* SET PROBLEM *
Write each line of the material exactly as given, from the top through the line that contains "path_y = [1, 2, 3, 4, 5, 6, 7, 8]", and omit all pictures.

* DATA LINES *
* begin *

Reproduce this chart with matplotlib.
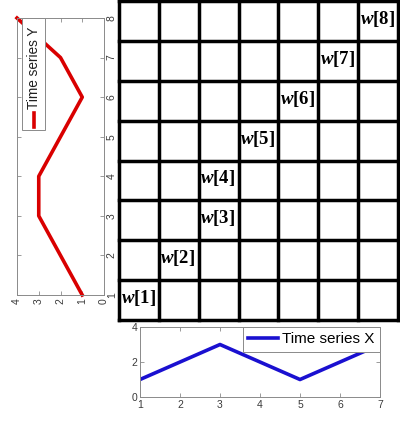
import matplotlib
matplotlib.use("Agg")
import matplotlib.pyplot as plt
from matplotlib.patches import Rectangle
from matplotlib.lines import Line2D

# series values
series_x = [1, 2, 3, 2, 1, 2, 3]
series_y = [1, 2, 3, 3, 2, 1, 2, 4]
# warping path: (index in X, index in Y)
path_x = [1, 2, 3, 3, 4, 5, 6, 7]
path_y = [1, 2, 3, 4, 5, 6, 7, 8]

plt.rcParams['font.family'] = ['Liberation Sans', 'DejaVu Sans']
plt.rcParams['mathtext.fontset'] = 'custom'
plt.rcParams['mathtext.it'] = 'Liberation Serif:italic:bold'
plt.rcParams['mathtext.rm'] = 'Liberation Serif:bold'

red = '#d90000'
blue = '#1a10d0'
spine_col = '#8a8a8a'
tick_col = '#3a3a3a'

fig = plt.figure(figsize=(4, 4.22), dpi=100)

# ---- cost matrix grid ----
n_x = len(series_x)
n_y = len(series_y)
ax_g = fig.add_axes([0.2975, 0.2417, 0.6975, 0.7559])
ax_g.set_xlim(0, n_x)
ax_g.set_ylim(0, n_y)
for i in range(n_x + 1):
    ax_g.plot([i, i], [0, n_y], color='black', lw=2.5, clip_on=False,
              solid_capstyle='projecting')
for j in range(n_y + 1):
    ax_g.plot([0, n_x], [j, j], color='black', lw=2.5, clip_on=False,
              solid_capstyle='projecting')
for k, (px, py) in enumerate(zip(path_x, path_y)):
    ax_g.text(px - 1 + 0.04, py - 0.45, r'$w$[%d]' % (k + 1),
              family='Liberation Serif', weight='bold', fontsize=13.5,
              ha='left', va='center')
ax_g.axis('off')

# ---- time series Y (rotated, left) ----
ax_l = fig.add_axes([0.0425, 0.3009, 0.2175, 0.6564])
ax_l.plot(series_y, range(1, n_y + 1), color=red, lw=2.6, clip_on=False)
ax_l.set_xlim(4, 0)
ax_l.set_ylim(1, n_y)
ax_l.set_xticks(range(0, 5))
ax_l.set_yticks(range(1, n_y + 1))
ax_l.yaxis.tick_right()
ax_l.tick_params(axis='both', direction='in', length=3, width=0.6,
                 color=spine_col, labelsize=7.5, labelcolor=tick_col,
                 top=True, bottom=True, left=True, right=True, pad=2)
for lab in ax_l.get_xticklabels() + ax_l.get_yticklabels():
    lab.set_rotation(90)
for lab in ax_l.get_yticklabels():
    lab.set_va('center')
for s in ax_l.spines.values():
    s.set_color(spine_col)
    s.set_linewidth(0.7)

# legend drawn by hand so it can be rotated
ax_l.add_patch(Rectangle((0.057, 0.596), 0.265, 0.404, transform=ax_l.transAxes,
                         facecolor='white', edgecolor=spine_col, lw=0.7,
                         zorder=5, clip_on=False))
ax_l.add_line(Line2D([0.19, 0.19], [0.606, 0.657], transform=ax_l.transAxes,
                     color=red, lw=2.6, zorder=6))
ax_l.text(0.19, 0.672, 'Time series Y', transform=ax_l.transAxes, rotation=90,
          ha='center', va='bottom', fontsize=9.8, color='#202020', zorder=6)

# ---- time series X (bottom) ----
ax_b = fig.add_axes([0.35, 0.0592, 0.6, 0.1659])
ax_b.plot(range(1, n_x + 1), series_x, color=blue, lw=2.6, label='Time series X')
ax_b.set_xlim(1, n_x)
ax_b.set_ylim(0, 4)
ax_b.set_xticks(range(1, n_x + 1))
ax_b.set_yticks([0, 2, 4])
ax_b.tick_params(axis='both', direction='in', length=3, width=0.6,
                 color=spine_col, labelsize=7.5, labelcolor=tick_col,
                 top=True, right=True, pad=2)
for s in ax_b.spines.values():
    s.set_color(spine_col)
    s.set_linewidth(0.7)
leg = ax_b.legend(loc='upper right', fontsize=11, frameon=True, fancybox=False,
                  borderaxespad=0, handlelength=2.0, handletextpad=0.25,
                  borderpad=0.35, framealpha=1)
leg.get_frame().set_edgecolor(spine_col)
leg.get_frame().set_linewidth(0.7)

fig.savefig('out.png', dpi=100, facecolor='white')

* end *

* TASK OUTPUT *
Reproduce this chart with matplotlib.
import matplotlib
matplotlib.use("Agg")
import matplotlib.pyplot as plt
from matplotlib.patches import Rectangle
from matplotlib.lines import Line2D

# series values
series_x = [1, 2, 3, 2, 1, 2, 3]
series_y = [1, 2, 3, 3, 2, 1, 2, 4]
# warping path: (index in X, index in Y)
path_x = [1, 2, 3, 3, 4, 5, 6, 7]
path_y = [1, 2, 3, 4, 5, 6, 7, 8]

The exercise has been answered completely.